Up until recently I've hosted all my stuff (web & mail) on a handful of bare
metal servers. Web applications (WordPress, OwnCloud, Dolibarr, GEPI,
Roundcube) as well as mail and a few other things were hosted mostly on one big
machine.

Backups for this setup were done using Rsnapshot, a nifty utility that combines
Rsync over SSH and hard links to make incremental backups.

This approach has become problematic, for several reasons. First, web
applications have increasingly specific and sometimes mutually exclusive
requirements. And second, last month I had a server crash, and even though I
had backups for everything, this meant quite some offline time.

So I've opted to go for KVM-based solutions, with everything split up over a
series of KVM guests. I wrapped my head around KVM, played around with it (a
lot) and now I'm more or less ready to go.

One detail is nagging me though: backups.

Let's say I have one VM that handles only DNS (base installation + BIND) and
one other VM that handles mail (base installation + Postfix + Dovecot).

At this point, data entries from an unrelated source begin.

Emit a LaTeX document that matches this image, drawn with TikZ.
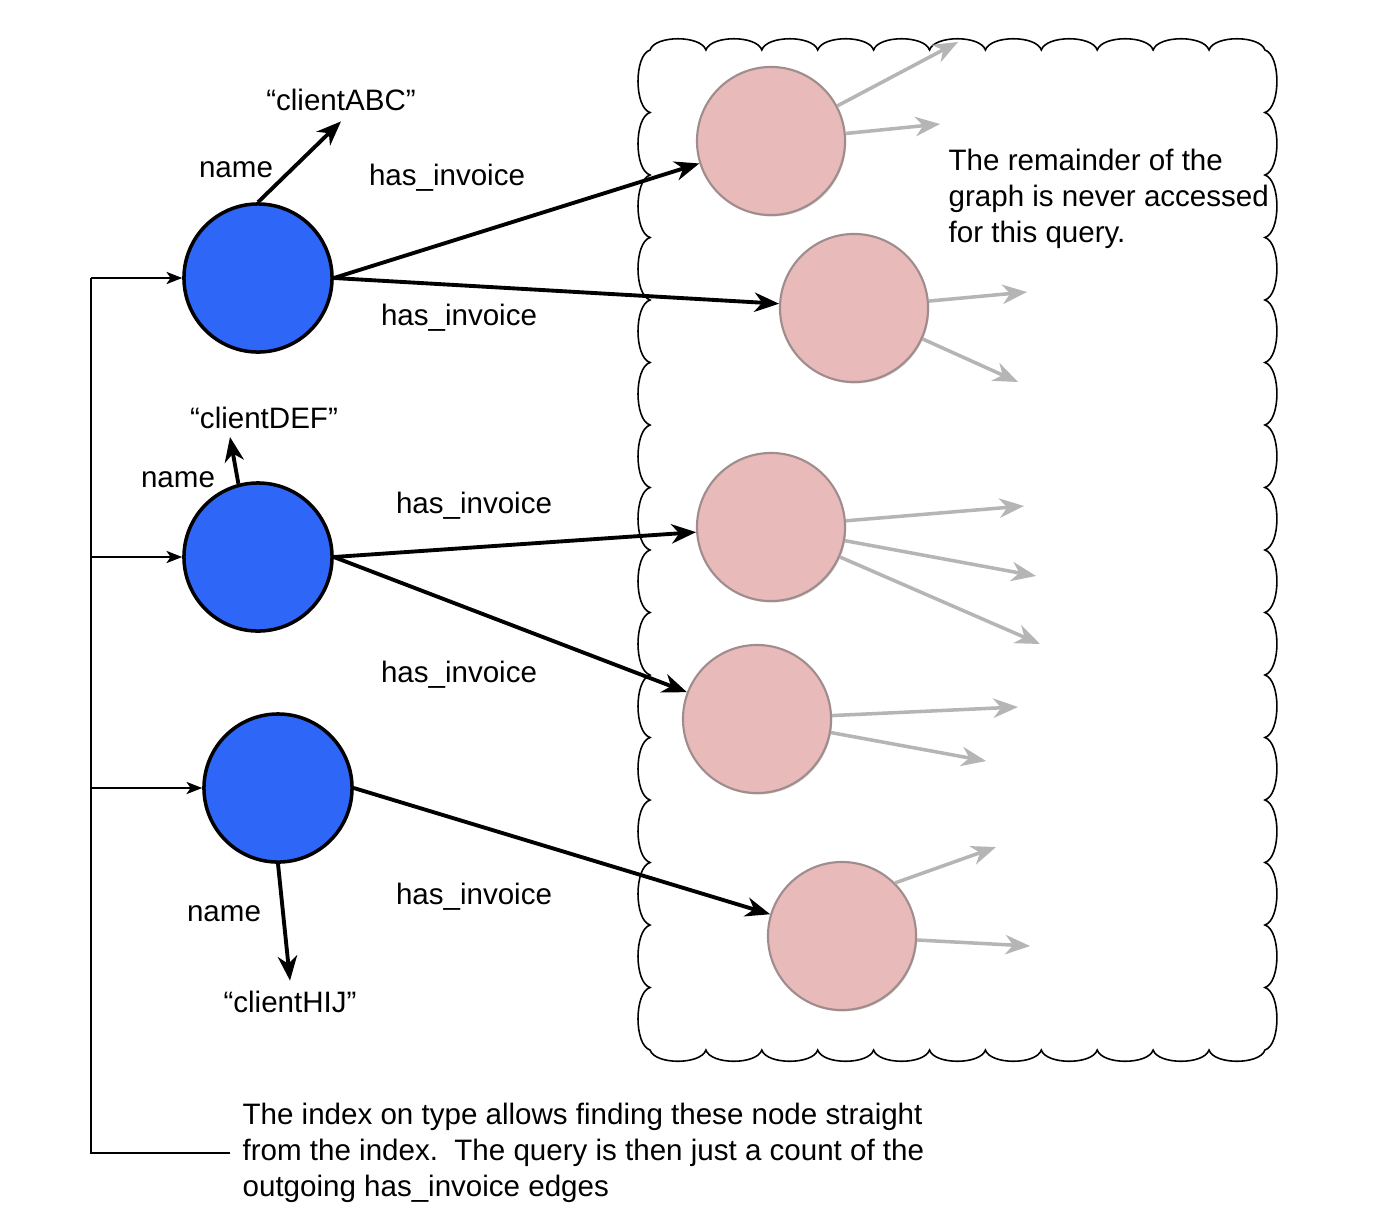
\documentclass[tikz,border=0pt]{standalone}
\usepackage{fontspec}
\setmainfont{Liberation Sans}
\usepackage{xcolor}
\usepackage{tikz}
\usetikzlibrary{arrows.meta, shadows}
\definecolor{clientblue}{HTML}{2E66F7}
\definecolor{invfill}{HTML}{E8BABA}
\definecolor{invedge}{HTML}{A08C8C}
\definecolor{faded}{HTML}{B5B5B5}
\tikzstyle{client} = [circle, minimum size=1.48cm, inner sep=0pt, draw=black, line width=1pt, fill=clientblue]
\tikzstyle{invoice} = [circle, minimum size=1.48cm, inner sep=0pt, draw=invedge, line width=0.6pt, fill=invfill, drop shadow={shadow xshift=0.3pt, shadow yshift=-0.4pt, fill=black!30, opacity=0.6}]
\tikzstyle{label} = [font=\fontsize{8.4}{10.2}\selectfont, inner sep=2.8pt]
\tikzstyle{note} = [font=\fontsize{8.4}{10.2}\selectfont, align=left, inner sep=3.4pt]
\tikzstyle{arrow} = [line width=1.1pt, -{Stealth[length=7pt, width=5.5pt, inset=2.2pt]}]
\tikzstyle{fadedarrow} = [line width=1pt, draw=faded, -{Stealth[length=7pt, width=5.5pt, inset=2.2pt, fill=faded]}]
\tikzstyle{indexline} = [line width=0.4pt]
\tikzstyle{indexarrow} = [line width=0.4pt, -{Stealth[length=4.5pt, width=3.5pt, inset=1.2pt]}]
\tikzstyle{cloudline} = [line width=0.45pt, draw=black, fill=white]

\begin{document}
\begin{tikzpicture}[x=0.01cm, y=-0.01cm]
    \useasboundingbox (0,0) rectangle (1386,1212);

    \draw[cloudline] (650,50)
        \foreach \i in {1,...,11} { .. controls +(5,-15) and +(-5,-15) .. ++(55.9,0) }
        \foreach \i in {1,...,16} { .. controls +(16,5) and +(16,-5) .. ++(0,62.5) }
        \foreach \i in {1,...,11} { .. controls +(-5,15) and +(5,15) .. ++(-55.9,0) }
        \foreach \i in {1,...,16} { .. controls +(-16,-5) and +(-16,5) .. ++(0,-62.5) }
        -- cycle;

    \node[client] (abc) at (258,278) {};
    \node[client] (def) at (258,557) {};
    \node[client] (hij) at (278,788) {};

    \node[invoice] (inv1) at (771,141) {};
    \node[invoice] (inv2) at (854,308) {};
    \node[invoice] (inv3) at (771,527) {};
    \node[invoice] (inv4) at (757,719) {};
    \node[invoice] (inv5) at (842,936) {};

    \node[label] (abcname) at (341,100) {“clientABC”};
    \node[label] (defname) at (264,418) {“clientDEF”};
    \node[label] (hijname) at (290,1002) {“clientHIJ”};
    \node[label] at (236,170) {name};
    \node[label] at (178,480) {name};
    \node[label] at (224,914) {name};
    \node[label] at (447,178) {has\_invoice};
    \node[label] at (459,318) {has\_invoice};
    \node[label] at (474,506) {has\_invoice};
    \node[label] at (459,675) {has\_invoice};
    \node[label] at (474,897) {has\_invoice};

    \node[note, anchor=west] (remainder) at (936,199) {The remainder of the\\graph is never accessed\\for this query.};
    \node[note, anchor=west] (index) at (230,1153) {The index on type allows finding these node straight\\from the index.\ \ The query is then just a count of the\\outgoing has\_invoice edges};

    \coordinate (defend) at (230,437);
    \coordinate (rail) at (91,278);
    \coordinate (f11) at (958,42);
    \coordinate (f12) at (940,124);
    \coordinate (f21) at (1027,292);
    \coordinate (f22) at (1018,382);
    \coordinate (f31) at (1024,506);
    \coordinate (f32) at (1036,576);
    \coordinate (f33) at (1040,644);
    \coordinate (f41) at (1018,707);
    \coordinate (f42) at (986,761);
    \coordinate (f51) at (996,847);
    \coordinate (f52) at (1030,946);

    \draw[arrow] (abc.north) -- (abcname.south);
    \draw[arrow] (def.105) -- (defend);
    \draw[arrow] (hij.south) -- (hijname.north);

    \draw[arrow] (abc.east) -- (inv1);
    \draw[arrow] (abc.east) -- (inv2);
    \draw[arrow] (def.east) -- (inv3);
    \draw[arrow] (def.east) -- (inv4);
    \draw[arrow] (hij.east) -- (inv5);

    \draw[fadedarrow] (inv1) -- (f11);
    \draw[fadedarrow] (inv1) -- (f12);
    \draw[fadedarrow] (inv2) -- (f21);
    \draw[fadedarrow] (inv2) -- (f22);
    \draw[fadedarrow] (inv3) -- (f31);
    \draw[fadedarrow] (inv3) -- (f32);
    \draw[fadedarrow] (inv3) -- (f33);
    \draw[fadedarrow] (inv4) -- (f41);
    \draw[fadedarrow] (inv4) -- (f42);
    \draw[fadedarrow] (inv5.45) -- (f51);
    \draw[fadedarrow] (inv5) -- (f52);

    \draw[indexline] (index.west) -| (rail);
    \draw[indexarrow] (rail) -- (abc.west);
    \draw[indexarrow] (rail |- def.west) -- (def.west);
    \draw[indexarrow] (rail |- hij.west) -- (hij.west);
\end{tikzpicture}
\end{document}
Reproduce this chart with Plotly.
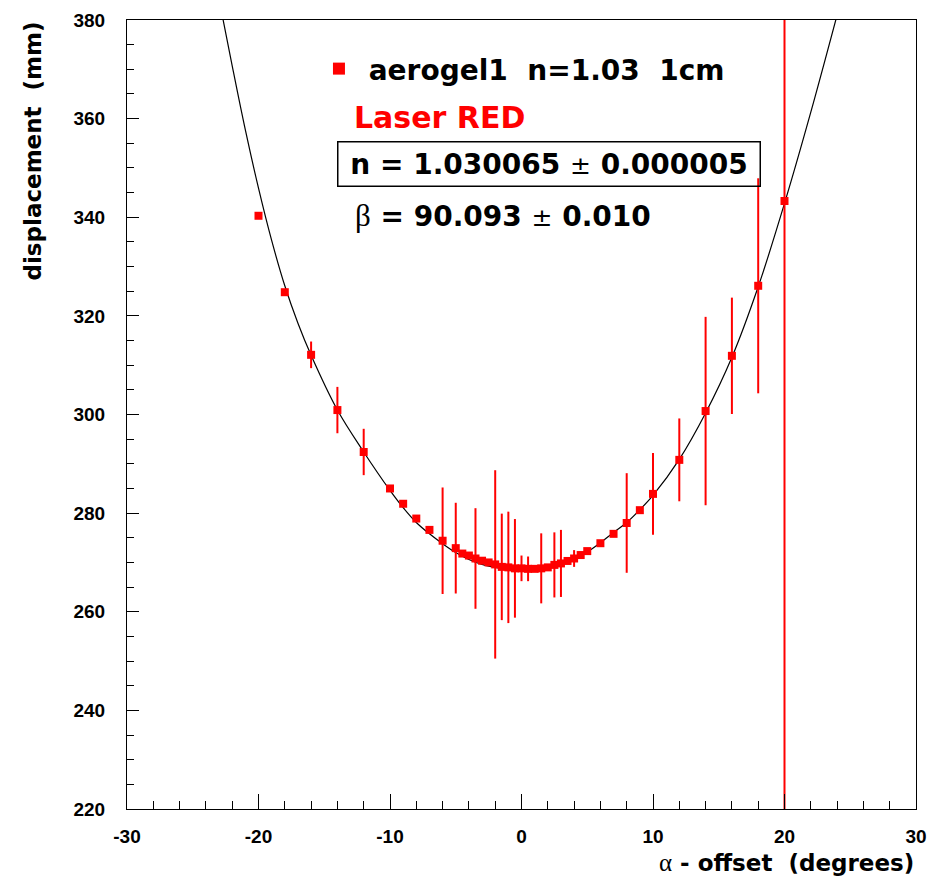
import plotly.graph_objects as go

# ---- data ----
alpha = [-20, -18, -16, -14, -12, -10, -9, -8, -7, -6,
         -5, -4.5, -4, -3.5, -3, -2.5, -2, -1.5, -1, -0.5,
         0, 0.5, 1, 1.5, 2, 2.5, 3, 3.5, 4, 4.5,
         5, 6, 7, 8, 9, 10, 12, 14, 16, 18, 20]
disp = [340.3, 324.8, 312.1, 300.9, 292.4, 285.0, 281.9, 278.9, 276.6, 274.4,
        272.9, 271.8, 271.4, 270.8, 270.35, 270.0, 269.6, 269.1, 269.0, 268.8,
        268.8, 268.7, 268.7, 268.8, 269.0, 269.5, 269.8, 270.3, 270.8, 271.5,
        272.3, 273.9, 275.8, 278.0, 280.6, 283.9, 290.8, 300.7, 311.9, 326.1, 343.3]
disp_err = [0, 0, 2.7, 4.7, 4.7, 0, 0, 0, 0, 10.8,
            9.2, 0, 0, 10.2, 0, 0, 19.1, 10.8, 11.3, 10.0,
            2.6, 2.5, 0, 7.1, 0, 6.6, 6.8, 0, 1.7, 0,
            0, 0, 0, 10.1, 0, 8.3, 8.4, 19.1, 11.8, 21.8, 250]

# fit curve
fit_alpha = [-23.0, -22, -21, -20, -19, -18, -17, -16, -14, -12, -10, -9, -8, -7, -6, -5, -4,
             -3, -2, -1, 0, 1, 2, 3, 4, 5, 6, 7, 8, 9, 10, 12, 14, 16, 18, 20, 22, 24.2]
fit_disp = [384.2, 370.7, 357.7, 345.9, 335.3, 326.1, 318.5, 312.0, 300.9, 292.4, 284.6,
            281.1, 278.1, 275.8, 273.8, 272.0, 270.6, 269.6, 269.0, 268.6, 268.5, 268.6,
            268.9, 269.6, 270.6, 272.1, 274.0, 276.1, 278.1, 280.7, 283.6, 290.9, 300.3,
            311.6, 325.9, 342.8, 361.3, 383.0]

series_name = "\u00a0aerogel1\u00a0\u00a0n=1.03\u00a0\u00a01cm"
x_ticks = [-30, -20, -10, 0, 10, 20, 30]
x_ticktext = ["-30", "-20", "-10", "0", "10", "20", "30"]
y_ticks = [220, 240, 260, 280, 300, 320, 340, 360, 380]
y_ticktext = ["220", "240", "260", "280", "300", "320", "340", "360", "380"]

BIG = "DejaVu Sans"
PM = "<span style=\"font-family:DejaVu Sans;font-weight:normal;font-size:25px\">±</span>"
BETA = "<span style=\"font-family:Liberation Serif;font-size:31px\">β</span>"
ALPHA = "<span style=\"font-family:Liberation Serif;font-size:25px\">α</span>"

fig = go.Figure()
fig.add_trace(go.Scatter(
    x=fit_alpha, y=fit_disp, mode="lines", line=dict(color="black", width=1.2, shape="spline"),
    showlegend=False, hoverinfo="skip"))
fig.add_trace(go.Scatter(
    x=alpha, y=disp, mode="markers", name=series_name,
    marker=dict(symbol="square", size=8, color="#ff0000"),
    error_y=dict(type="data", array=disp_err, visible=True, color="#ff0000", thickness=2, width=0)))

axis_common = dict(
    showgrid=False, zeroline=False, showline=True, linecolor="black", linewidth=1, mirror=True,
    ticks="inside", tickcolor="black", tickwidth=1, automargin=False,
    tickfont=dict(family="Liberation Sans", size=19, weight="bold", color="black"),
)
fig.update_xaxes(range=[-30, 30], tickvals=x_ticks, ticktext=x_ticktext, ticklen=15,
                 ticklabelstandoff=10,
                 minor=dict(dtick=2, ticks="inside", ticklen=8, tickcolor="black", tickwidth=1),
                 **axis_common)
fig.update_yaxes(range=[220, 380], tickvals=y_ticks, ticktext=y_ticktext, ticklen=12,
                 ticklabelstandoff=17,
                 minor=dict(dtick=5, ticks="inside", ticklen=7, tickcolor="black", tickwidth=1),
                 **axis_common)

annotations = [
    dict(x=-12.9, y=360.3, xref="x", yref="y", xanchor="left", yanchor="middle",
         text="<b>Laser RED</b>", showarrow=False,
         font=dict(family=BIG, size=30, color="#ff0000")),
    dict(x=2.12, y=350.7, xref="x", yref="y", xanchor="center", yanchor="middle",
         text="<b>n = 1.030065 </b>" + PM + "<b> 0.000005</b>",
         showarrow=False, font=dict(family=BIG, size=28, color="black"),
         bordercolor="black", borderwidth=1.5, borderpad=0, width=421, height=43, align="center"),
    dict(x=-12.85, y=340.45, xref="x", yref="y", xanchor="left", yanchor="middle",
         text=BETA + "<b> = 90.093 </b>" + PM + "<b> 0.010</b>",
         showarrow=False, font=dict(family=BIG, size=28, color="black")),
    dict(x=-0.1204, y=1.0, xref="paper", yref="paper", xanchor="center", yanchor="top",
         text="<b>displacement\u00a0\u00a0(mm)</b>", textangle=-90, showarrow=False,
         font=dict(family=BIG, size=23, color="black")),
    dict(x=1.0, y=-0.0684, xref="paper", yref="paper", xanchor="right", yanchor="middle",
         text=ALPHA + "<b> - offset\u00a0\u00a0(degrees)</b>",
         showarrow=False, font=dict(family=BIG, size=23, color="black")),
]

fig.update_layout(
    width=932, height=877,
    margin=dict(l=127, r=16, t=20, b=68, autoexpand=False),
    paper_bgcolor="white", plot_bgcolor="white",
    showlegend=True,
    legend=dict(x=0.2433, y=0.938, xanchor="left", yanchor="middle",
                font=dict(family=BIG, size=28, weight="bold", color="black"),
                bgcolor="rgba(0,0,0,0)", itemsizing="constant", borderwidth=0),
    annotations=annotations,
)

fig.write_html("out.html")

Under the hood that's two QCOW2 images stored in /var/lib/libvirt/images.

With the old "bare metal" approach I could perform remote backups using Rsync,
so only the difference between two backups would get transferred over the
network. Now with KVM images it looks like every day I have to transfer the
whole image again. As soon as some images have lots of data on them (say, 100
GB for a small OwnCloud server), this quickly becomes unmanageable.

I googled around quite some time for "KVM backup best practices" and was a bit
puzzled to find many folks asking the same question and no real answer, at
least not without having to jump through burning loops.

Any suggestions ?


As others pointed out - LVM would be a smart solution and BTW rsnapshot supports LVM snapshot backups.

If you want a raw approach against the image file, then use a deduplication backup tool (block based backups).